### What is expected
Nothing in the data should change when you return it, but leave the pictures out.

### Data shown
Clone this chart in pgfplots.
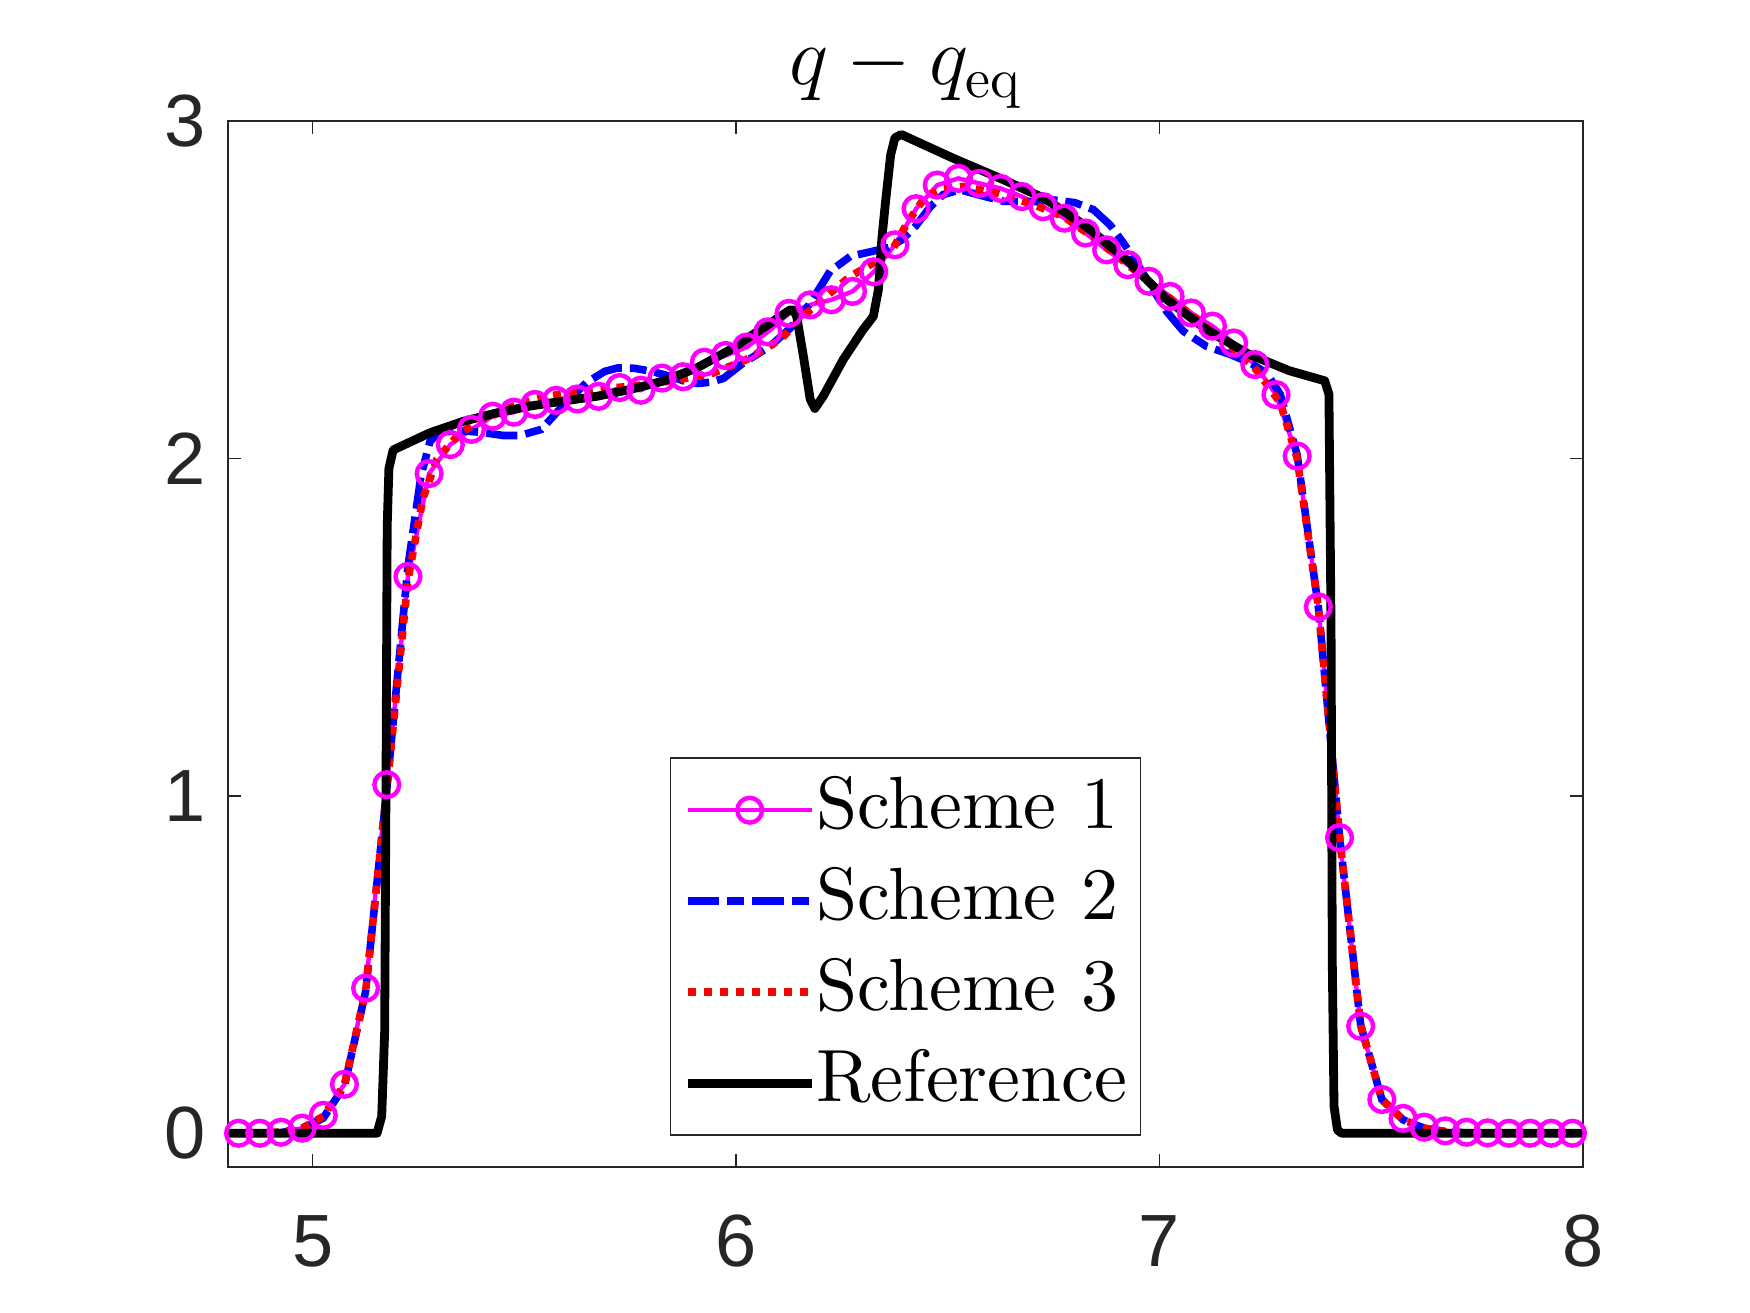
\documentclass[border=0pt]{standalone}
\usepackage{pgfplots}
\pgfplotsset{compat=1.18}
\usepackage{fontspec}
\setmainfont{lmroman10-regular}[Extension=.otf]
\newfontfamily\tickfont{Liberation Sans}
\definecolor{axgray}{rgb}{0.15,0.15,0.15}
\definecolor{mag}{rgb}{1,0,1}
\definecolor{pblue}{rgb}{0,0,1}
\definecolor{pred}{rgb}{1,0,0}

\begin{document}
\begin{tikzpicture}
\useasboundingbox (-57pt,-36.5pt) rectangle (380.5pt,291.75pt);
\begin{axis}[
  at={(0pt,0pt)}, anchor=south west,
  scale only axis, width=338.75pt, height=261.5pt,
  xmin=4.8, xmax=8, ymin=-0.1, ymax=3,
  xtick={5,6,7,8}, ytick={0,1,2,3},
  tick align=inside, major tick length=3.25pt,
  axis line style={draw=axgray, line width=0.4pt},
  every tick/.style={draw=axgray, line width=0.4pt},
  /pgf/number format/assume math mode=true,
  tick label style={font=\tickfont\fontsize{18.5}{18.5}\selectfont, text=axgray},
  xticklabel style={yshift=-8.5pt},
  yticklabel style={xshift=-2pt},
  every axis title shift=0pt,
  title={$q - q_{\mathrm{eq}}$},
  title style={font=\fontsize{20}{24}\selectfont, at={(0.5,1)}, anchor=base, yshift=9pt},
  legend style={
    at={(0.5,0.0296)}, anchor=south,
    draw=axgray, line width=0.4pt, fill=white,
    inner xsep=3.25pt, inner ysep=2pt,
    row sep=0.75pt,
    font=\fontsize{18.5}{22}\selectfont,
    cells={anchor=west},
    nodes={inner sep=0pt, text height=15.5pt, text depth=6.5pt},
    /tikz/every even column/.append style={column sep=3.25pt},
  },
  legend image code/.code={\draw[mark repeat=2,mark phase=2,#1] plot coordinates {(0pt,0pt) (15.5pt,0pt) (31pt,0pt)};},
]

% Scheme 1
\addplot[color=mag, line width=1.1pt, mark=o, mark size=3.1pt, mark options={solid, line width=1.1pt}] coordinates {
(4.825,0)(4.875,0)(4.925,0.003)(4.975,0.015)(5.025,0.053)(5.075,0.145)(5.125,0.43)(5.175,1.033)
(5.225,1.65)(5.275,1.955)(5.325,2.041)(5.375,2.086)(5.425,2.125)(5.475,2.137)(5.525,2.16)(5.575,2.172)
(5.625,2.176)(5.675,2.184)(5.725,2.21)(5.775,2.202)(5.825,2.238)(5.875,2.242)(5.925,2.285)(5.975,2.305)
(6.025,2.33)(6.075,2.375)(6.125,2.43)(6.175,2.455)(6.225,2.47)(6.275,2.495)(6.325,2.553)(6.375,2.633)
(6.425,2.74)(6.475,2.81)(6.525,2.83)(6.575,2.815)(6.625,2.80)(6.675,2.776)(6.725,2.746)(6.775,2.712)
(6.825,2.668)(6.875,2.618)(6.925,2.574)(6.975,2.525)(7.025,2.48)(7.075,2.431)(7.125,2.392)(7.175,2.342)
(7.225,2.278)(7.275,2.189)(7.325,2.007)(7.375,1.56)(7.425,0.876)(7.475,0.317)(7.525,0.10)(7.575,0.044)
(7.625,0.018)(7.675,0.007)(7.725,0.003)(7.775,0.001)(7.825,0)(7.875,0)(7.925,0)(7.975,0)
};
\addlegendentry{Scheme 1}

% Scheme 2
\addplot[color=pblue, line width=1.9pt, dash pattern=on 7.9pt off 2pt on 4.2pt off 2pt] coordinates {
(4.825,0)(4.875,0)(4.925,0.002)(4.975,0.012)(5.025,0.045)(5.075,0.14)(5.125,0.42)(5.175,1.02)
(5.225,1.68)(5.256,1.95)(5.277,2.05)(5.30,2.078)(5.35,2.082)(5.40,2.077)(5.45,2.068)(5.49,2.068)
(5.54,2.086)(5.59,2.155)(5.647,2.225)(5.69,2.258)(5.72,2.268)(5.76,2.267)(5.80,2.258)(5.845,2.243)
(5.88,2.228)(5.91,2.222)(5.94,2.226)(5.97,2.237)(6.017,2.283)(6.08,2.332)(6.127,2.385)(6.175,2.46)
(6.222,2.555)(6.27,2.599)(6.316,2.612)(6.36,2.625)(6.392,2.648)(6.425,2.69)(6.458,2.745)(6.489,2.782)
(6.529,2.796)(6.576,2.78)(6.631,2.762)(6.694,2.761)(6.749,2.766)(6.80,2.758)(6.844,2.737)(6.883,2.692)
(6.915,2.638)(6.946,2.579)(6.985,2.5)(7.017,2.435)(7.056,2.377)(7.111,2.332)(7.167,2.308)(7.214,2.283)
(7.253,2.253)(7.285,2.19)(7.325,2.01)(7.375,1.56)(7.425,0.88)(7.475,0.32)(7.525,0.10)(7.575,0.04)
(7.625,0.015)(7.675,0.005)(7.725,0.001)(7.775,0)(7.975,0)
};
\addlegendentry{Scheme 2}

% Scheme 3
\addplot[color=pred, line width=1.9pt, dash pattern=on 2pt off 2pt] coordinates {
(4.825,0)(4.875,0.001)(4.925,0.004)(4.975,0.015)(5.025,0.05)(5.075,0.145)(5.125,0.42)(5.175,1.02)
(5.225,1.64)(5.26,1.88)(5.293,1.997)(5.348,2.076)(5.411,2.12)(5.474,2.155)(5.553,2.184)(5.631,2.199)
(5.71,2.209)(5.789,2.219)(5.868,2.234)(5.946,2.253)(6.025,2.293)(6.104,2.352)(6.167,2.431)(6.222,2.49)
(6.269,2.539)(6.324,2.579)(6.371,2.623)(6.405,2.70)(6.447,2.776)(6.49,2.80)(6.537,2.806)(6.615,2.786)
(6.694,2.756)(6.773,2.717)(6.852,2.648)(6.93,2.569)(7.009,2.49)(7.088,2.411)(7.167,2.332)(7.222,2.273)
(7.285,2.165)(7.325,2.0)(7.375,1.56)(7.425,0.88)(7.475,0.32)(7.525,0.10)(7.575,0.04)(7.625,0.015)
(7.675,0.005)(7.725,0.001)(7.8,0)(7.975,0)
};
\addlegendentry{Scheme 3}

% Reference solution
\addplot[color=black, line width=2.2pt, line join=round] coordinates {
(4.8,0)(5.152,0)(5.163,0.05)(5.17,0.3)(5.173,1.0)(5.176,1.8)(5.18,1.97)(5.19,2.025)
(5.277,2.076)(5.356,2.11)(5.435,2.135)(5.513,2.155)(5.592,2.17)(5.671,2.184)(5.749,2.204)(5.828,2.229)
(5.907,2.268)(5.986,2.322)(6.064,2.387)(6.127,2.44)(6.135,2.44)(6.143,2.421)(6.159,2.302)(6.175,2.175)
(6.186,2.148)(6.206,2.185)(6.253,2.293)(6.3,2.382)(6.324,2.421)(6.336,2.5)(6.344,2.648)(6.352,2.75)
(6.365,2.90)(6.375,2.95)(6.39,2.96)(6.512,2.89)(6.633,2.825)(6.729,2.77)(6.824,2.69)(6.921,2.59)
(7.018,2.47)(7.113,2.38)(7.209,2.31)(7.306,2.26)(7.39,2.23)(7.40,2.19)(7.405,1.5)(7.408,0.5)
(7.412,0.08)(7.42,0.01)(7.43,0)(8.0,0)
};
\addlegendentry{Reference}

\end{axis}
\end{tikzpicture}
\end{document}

### Output for this task
Clone this chart in pgfplots.
\documentclass[border=0pt]{standalone}
\usepackage{pgfplots}
\pgfplotsset{compat=1.18}
\usepackage{fontspec}
\setmainfont{lmroman10-regular}[Extension=.otf]
\newfontfamily\tickfont{Liberation Sans}
\definecolor{axgray}{rgb}{0.15,0.15,0.15}
\definecolor{mag}{rgb}{1,0,1}
\definecolor{pblue}{rgb}{0,0,1}
\definecolor{pred}{rgb}{1,0,0}

\begin{document}
\begin{tikzpicture}
\useasboundingbox (-57pt,-36.5pt) rectangle (380.5pt,291.75pt);
\begin{axis}[
  at={(0pt,0pt)}, anchor=south west,
  scale only axis, width=338.75pt, height=261.5pt,
  xmin=4.8, xmax=8, ymin=-0.1, ymax=3,
  xtick={5,6,7,8}, ytick={0,1,2,3},
  tick align=inside, major tick length=3.25pt,
  axis line style={draw=axgray, line width=0.4pt},
  every tick/.style={draw=axgray, line width=0.4pt},
  /pgf/number format/assume math mode=true,
  tick label style={font=\tickfont\fontsize{18.5}{18.5}\selectfont, text=axgray},
  xticklabel style={yshift=-8.5pt},
  yticklabel style={xshift=-2pt},
  every axis title shift=0pt,
  title={$q - q_{\mathrm{eq}}$},
  title style={font=\fontsize{20}{24}\selectfont, at={(0.5,1)}, anchor=base, yshift=9pt},
  legend style={
    at={(0.5,0.0296)}, anchor=south,
    draw=axgray, line width=0.4pt, fill=white,
    inner xsep=3.25pt, inner ysep=2pt,
    row sep=0.75pt,
    font=\fontsize{18.5}{22}\selectfont,
    cells={anchor=west},
    nodes={inner sep=0pt, text height=15.5pt, text depth=6.5pt},
    /tikz/every even column/.append style={column sep=3.25pt},
  },
  legend image code/.code={\draw[mark repeat=2,mark phase=2,#1] plot coordinates {(0pt,0pt) (15.5pt,0pt) (31pt,0pt)};},
]

% Scheme 1
\addplot[color=mag, line width=1.1pt, mark=o, mark size=3.1pt, mark options={solid, line width=1.1pt}] coordinates {
(4.825,0)(4.875,0)(4.925,0.003)(4.975,0.015)(5.025,0.053)(5.075,0.145)(5.125,0.43)(5.175,1.033)
(5.225,1.65)(5.275,1.955)(5.325,2.041)(5.375,2.086)(5.425,2.125)(5.475,2.137)(5.525,2.16)(5.575,2.172)
(5.625,2.176)(5.675,2.184)(5.725,2.21)(5.775,2.202)(5.825,2.238)(5.875,2.242)(5.925,2.285)(5.975,2.305)
(6.025,2.33)(6.075,2.375)(6.125,2.43)(6.175,2.455)(6.225,2.47)(6.275,2.495)(6.325,2.553)(6.375,2.633)
(6.425,2.74)(6.475,2.81)(6.525,2.83)(6.575,2.815)(6.625,2.80)(6.675,2.776)(6.725,2.746)(6.775,2.712)
(6.825,2.668)(6.875,2.618)(6.925,2.574)(6.975,2.525)(7.025,2.48)(7.075,2.431)(7.125,2.392)(7.175,2.342)
(7.225,2.278)(7.275,2.189)(7.325,2.007)(7.375,1.56)(7.425,0.876)(7.475,0.317)(7.525,0.10)(7.575,0.044)
(7.625,0.018)(7.675,0.007)(7.725,0.003)(7.775,0.001)(7.825,0)(7.875,0)(7.925,0)(7.975,0)
};
\addlegendentry{Scheme 1}

% Scheme 2
\addplot[color=pblue, line width=1.9pt, dash pattern=on 7.9pt off 2pt on 4.2pt off 2pt] coordinates {
(4.825,0)(4.875,0)(4.925,0.002)(4.975,0.012)(5.025,0.045)(5.075,0.14)(5.125,0.42)(5.175,1.02)
(5.225,1.68)(5.256,1.95)(5.277,2.05)(5.30,2.078)(5.35,2.082)(5.40,2.077)(5.45,2.068)(5.49,2.068)
(5.54,2.086)(5.59,2.155)(5.647,2.225)(5.69,2.258)(5.72,2.268)(5.76,2.267)(5.80,2.258)(5.845,2.243)
(5.88,2.228)(5.91,2.222)(5.94,2.226)(5.97,2.237)(6.017,2.283)(6.08,2.332)(6.127,2.385)(6.175,2.46)
(6.222,2.555)(6.27,2.599)(6.316,2.612)(6.36,2.625)(6.392,2.648)(6.425,2.69)(6.458,2.745)(6.489,2.782)
(6.529,2.796)(6.576,2.78)(6.631,2.762)(6.694,2.761)(6.749,2.766)(6.80,2.758)(6.844,2.737)(6.883,2.692)
(6.915,2.638)(6.946,2.579)(6.985,2.5)(7.017,2.435)(7.056,2.377)(7.111,2.332)(7.167,2.308)(7.214,2.283)
(7.253,2.253)(7.285,2.19)(7.325,2.01)(7.375,1.56)(7.425,0.88)(7.475,0.32)(7.525,0.10)(7.575,0.04)
(7.625,0.015)(7.675,0.005)(7.725,0.001)(7.775,0)(7.975,0)
};
\addlegendentry{Scheme 2}

% Scheme 3
\addplot[color=pred, line width=1.9pt, dash pattern=on 2pt off 2pt] coordinates {
(4.825,0)(4.875,0.001)(4.925,0.004)(4.975,0.015)(5.025,0.05)(5.075,0.145)(5.125,0.42)(5.175,1.02)
(5.225,1.64)(5.26,1.88)(5.293,1.997)(5.348,2.076)(5.411,2.12)(5.474,2.155)(5.553,2.184)(5.631,2.199)
(5.71,2.209)(5.789,2.219)(5.868,2.234)(5.946,2.253)(6.025,2.293)(6.104,2.352)(6.167,2.431)(6.222,2.49)
(6.269,2.539)(6.324,2.579)(6.371,2.623)(6.405,2.70)(6.447,2.776)(6.49,2.80)(6.537,2.806)(6.615,2.786)
(6.694,2.756)(6.773,2.717)(6.852,2.648)(6.93,2.569)(7.009,2.49)(7.088,2.411)(7.167,2.332)(7.222,2.273)
(7.285,2.165)(7.325,2.0)(7.375,1.56)(7.425,0.88)(7.475,0.32)(7.525,0.10)(7.575,0.04)(7.625,0.015)
(7.675,0.005)(7.725,0.001)(7.8,0)(7.975,0)
};
\addlegendentry{Scheme 3}

% Reference solution
\addplot[color=black, line width=2.2pt, line join=round] coordinates {
(4.8,0)(5.152,0)(5.163,0.05)(5.17,0.3)(5.173,1.0)(5.176,1.8)(5.18,1.97)(5.19,2.025)
(5.277,2.076)(5.356,2.11)(5.435,2.135)(5.513,2.155)(5.592,2.17)(5.671,2.184)(5.749,2.204)(5.828,2.229)
(5.907,2.268)(5.986,2.322)(6.064,2.387)(6.127,2.44)(6.135,2.44)(6.143,2.421)(6.159,2.302)(6.175,2.175)
(6.186,2.148)(6.206,2.185)(6.253,2.293)(6.3,2.382)(6.324,2.421)(6.336,2.5)(6.344,2.648)(6.352,2.75)
(6.365,2.90)(6.375,2.95)(6.39,2.96)(6.512,2.89)(6.633,2.825)(6.729,2.77)(6.824,2.69)(6.921,2.59)
(7.018,2.47)(7.113,2.38)(7.209,2.31)(7.306,2.26)(7.39,2.23)(7.40,2.19)(7.405,1.5)(7.408,0.5)
(7.412,0.08)(7.42,0.01)(7.43,0)(8.0,0)
};
\addlegendentry{Reference}

\end{axis}
\end{tikzpicture}
\end{document}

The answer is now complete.